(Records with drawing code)

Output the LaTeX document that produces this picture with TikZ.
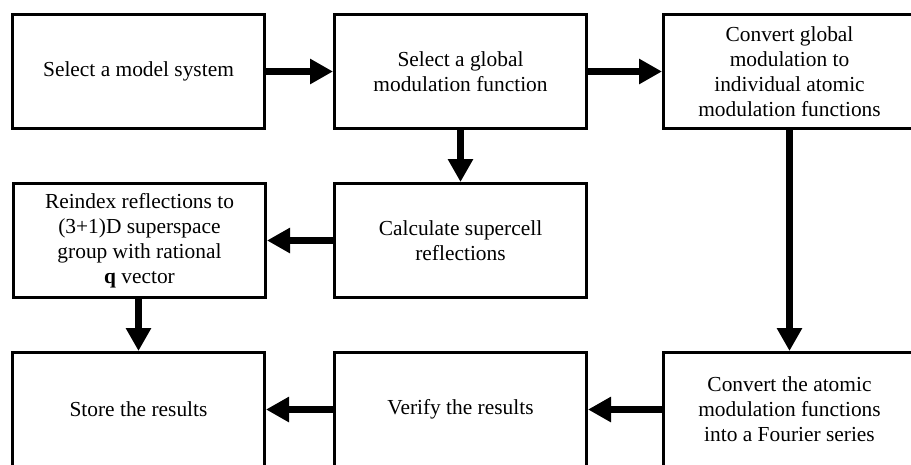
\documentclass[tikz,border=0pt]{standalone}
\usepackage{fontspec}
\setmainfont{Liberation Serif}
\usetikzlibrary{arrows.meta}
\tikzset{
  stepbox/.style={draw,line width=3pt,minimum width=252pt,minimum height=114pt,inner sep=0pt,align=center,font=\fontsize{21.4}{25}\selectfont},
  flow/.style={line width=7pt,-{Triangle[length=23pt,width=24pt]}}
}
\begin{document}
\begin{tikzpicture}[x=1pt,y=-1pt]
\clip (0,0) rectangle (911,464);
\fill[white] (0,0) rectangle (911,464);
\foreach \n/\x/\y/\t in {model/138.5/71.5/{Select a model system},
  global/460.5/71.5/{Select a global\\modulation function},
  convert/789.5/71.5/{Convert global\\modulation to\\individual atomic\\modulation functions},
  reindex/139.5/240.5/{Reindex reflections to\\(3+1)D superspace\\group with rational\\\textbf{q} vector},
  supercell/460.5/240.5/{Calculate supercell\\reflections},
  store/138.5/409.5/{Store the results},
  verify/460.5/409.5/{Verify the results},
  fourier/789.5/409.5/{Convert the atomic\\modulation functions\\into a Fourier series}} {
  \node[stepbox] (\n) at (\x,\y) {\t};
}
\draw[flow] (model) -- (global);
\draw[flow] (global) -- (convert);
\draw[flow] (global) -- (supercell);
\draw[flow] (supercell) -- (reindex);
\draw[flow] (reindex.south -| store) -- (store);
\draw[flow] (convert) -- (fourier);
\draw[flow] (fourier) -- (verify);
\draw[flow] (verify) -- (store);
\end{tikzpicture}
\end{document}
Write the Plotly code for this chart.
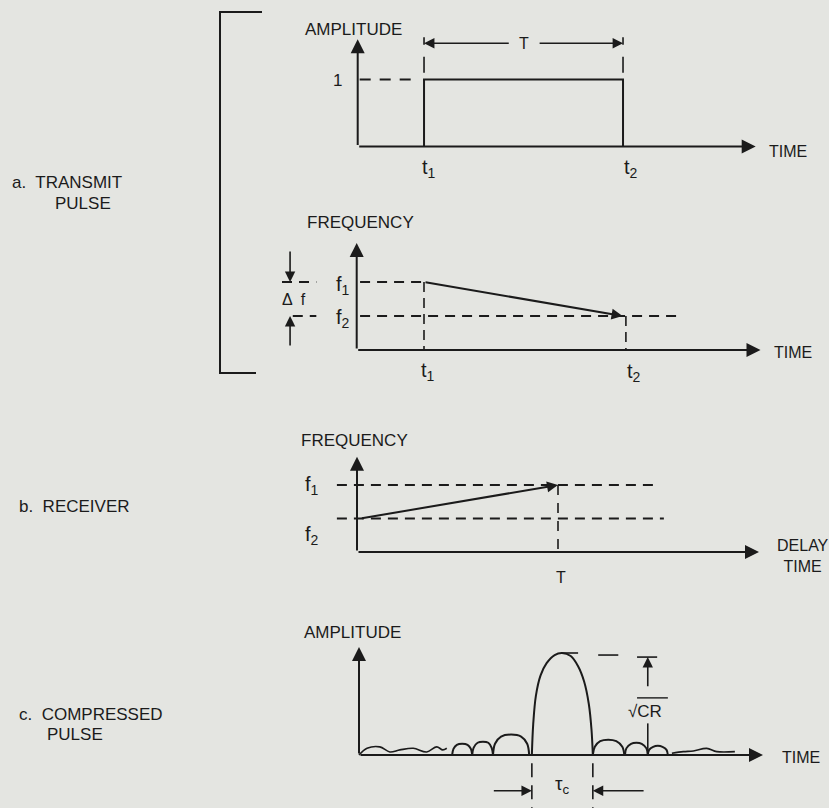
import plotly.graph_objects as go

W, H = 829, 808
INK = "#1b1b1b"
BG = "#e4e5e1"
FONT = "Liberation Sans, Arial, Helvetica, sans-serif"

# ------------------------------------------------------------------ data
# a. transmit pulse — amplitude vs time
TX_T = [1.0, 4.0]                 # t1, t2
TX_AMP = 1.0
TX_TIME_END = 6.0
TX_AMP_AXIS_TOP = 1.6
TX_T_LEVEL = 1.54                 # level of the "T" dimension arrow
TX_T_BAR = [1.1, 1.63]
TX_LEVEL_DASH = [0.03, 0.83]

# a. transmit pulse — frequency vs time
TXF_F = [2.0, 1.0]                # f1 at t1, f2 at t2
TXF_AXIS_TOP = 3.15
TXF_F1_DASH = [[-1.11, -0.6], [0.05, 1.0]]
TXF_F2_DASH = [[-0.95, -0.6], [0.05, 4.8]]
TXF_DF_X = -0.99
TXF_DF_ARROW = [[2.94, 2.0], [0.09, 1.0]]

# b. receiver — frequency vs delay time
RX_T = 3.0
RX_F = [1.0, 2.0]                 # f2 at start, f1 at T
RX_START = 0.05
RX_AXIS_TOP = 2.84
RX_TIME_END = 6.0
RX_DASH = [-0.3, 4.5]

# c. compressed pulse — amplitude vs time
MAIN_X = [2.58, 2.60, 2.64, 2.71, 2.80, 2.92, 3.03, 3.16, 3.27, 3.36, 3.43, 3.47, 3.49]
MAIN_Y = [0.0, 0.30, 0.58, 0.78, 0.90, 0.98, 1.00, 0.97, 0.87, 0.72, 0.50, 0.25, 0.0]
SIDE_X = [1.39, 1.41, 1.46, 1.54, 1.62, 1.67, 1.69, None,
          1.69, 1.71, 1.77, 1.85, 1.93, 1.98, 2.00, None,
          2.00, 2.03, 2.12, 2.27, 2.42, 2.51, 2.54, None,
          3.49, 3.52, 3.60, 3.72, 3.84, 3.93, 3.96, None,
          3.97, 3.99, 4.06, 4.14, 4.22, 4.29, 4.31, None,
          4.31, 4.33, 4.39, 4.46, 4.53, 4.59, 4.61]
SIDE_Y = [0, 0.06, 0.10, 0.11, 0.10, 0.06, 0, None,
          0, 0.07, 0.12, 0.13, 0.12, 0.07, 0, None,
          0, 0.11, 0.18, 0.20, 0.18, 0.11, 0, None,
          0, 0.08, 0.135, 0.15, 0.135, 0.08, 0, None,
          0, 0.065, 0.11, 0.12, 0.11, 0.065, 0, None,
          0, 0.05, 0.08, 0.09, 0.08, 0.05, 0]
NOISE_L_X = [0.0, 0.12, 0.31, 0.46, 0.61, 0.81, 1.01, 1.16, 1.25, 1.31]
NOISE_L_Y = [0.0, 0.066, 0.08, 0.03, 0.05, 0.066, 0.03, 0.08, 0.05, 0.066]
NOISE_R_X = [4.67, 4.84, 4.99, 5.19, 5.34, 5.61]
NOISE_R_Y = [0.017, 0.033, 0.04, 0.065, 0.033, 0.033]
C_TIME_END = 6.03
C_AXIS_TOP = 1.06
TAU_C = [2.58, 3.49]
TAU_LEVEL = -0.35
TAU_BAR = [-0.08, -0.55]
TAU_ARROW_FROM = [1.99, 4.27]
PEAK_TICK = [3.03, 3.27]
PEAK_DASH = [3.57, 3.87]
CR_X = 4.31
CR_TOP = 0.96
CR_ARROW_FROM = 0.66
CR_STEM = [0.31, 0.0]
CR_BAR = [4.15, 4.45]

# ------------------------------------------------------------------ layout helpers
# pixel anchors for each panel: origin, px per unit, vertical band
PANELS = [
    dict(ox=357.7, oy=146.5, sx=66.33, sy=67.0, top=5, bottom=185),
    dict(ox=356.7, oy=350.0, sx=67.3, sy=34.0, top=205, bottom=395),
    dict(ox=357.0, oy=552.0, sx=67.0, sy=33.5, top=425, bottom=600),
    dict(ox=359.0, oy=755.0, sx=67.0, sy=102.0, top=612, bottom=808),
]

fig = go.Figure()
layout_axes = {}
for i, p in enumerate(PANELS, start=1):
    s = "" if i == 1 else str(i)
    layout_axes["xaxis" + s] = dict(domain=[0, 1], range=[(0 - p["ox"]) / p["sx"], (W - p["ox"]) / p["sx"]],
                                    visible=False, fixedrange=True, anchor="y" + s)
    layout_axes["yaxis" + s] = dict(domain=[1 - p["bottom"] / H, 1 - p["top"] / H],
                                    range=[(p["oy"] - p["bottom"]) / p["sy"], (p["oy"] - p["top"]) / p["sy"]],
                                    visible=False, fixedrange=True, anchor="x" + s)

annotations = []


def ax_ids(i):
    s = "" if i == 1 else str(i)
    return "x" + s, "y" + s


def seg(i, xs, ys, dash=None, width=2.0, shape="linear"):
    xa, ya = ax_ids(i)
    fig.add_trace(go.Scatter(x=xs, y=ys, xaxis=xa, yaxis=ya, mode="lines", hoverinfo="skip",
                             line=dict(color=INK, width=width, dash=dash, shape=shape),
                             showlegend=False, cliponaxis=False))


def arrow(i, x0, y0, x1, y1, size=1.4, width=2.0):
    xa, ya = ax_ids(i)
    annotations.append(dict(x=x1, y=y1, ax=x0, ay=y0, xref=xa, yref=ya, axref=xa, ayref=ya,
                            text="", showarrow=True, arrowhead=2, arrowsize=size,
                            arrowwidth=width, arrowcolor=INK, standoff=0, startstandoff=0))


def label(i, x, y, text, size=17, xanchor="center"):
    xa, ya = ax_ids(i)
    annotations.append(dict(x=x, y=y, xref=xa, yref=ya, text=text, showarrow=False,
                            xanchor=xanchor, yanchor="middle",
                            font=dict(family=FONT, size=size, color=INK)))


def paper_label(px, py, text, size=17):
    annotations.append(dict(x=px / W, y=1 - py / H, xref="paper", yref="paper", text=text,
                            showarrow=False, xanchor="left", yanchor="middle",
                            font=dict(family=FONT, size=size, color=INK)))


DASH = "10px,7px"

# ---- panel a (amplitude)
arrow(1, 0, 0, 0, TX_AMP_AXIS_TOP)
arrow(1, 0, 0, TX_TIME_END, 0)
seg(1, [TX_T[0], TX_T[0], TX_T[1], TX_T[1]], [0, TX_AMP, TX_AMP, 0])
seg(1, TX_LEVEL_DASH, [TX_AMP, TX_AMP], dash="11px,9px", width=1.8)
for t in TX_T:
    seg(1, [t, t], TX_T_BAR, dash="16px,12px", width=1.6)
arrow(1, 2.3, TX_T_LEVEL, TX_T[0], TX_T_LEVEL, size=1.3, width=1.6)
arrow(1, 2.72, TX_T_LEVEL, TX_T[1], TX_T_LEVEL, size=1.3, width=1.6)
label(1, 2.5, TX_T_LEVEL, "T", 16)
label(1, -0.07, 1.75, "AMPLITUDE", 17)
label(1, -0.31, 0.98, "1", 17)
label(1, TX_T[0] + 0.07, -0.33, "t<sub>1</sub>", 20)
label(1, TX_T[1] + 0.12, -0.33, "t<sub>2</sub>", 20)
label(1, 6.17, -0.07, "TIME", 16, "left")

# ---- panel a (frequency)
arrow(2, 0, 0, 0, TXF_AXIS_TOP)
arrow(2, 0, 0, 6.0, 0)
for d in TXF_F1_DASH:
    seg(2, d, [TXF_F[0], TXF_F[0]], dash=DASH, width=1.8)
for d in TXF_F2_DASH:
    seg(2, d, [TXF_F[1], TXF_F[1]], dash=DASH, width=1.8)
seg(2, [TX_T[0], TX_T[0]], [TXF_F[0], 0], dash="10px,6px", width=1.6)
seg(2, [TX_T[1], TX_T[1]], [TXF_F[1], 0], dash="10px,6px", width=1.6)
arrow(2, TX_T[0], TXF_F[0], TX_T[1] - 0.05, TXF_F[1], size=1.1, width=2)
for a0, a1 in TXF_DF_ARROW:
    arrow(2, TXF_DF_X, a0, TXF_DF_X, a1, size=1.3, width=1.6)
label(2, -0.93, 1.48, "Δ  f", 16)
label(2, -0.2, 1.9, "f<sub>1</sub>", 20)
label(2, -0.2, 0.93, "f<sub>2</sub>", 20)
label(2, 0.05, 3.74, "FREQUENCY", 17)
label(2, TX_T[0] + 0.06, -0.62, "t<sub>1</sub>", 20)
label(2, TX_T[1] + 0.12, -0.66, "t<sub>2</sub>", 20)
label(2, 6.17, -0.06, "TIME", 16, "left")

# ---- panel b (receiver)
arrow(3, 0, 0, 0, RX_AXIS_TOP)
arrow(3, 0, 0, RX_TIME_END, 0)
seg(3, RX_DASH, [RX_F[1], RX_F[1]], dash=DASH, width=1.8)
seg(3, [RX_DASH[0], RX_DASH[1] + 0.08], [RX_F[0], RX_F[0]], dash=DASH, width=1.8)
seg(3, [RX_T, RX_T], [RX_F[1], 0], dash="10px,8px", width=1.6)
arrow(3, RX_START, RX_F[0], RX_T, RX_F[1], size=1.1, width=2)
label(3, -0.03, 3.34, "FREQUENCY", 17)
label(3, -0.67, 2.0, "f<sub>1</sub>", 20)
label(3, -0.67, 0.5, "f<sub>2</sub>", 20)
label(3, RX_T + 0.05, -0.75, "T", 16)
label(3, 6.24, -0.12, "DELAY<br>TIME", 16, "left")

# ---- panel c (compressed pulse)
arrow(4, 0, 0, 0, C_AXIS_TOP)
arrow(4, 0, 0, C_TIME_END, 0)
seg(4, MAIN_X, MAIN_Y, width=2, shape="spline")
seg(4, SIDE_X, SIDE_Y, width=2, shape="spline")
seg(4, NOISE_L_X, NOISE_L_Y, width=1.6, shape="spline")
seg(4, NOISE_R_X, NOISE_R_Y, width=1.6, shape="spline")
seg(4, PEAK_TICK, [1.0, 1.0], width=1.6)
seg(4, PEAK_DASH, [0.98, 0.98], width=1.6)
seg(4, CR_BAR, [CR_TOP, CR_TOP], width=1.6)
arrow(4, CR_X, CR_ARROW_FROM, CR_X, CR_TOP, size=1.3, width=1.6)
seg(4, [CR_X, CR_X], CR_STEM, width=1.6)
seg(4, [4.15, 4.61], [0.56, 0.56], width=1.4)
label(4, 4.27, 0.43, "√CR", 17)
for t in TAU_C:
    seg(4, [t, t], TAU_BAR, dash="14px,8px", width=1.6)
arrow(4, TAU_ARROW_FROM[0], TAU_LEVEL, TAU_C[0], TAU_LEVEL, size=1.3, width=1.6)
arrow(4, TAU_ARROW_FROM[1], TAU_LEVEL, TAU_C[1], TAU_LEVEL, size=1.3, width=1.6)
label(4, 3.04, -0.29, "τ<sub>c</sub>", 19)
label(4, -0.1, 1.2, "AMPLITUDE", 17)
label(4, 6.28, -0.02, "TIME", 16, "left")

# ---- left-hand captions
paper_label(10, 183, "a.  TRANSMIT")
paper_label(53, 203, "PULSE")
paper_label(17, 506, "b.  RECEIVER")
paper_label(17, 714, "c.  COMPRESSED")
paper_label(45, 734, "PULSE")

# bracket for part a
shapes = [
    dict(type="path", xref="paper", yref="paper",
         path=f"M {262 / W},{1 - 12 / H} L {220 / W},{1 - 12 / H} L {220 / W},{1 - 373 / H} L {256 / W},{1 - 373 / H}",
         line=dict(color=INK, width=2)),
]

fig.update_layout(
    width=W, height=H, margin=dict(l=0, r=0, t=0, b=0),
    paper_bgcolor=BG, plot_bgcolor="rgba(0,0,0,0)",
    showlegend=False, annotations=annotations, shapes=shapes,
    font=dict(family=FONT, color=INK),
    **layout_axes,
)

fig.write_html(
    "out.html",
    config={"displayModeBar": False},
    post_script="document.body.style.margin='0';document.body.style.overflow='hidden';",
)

** Problem description **
Gather each line that holds "this".

** Expected answer **
Output the LaTeX document that produces this picture with TikZ.
Write the Plotly code for this chart.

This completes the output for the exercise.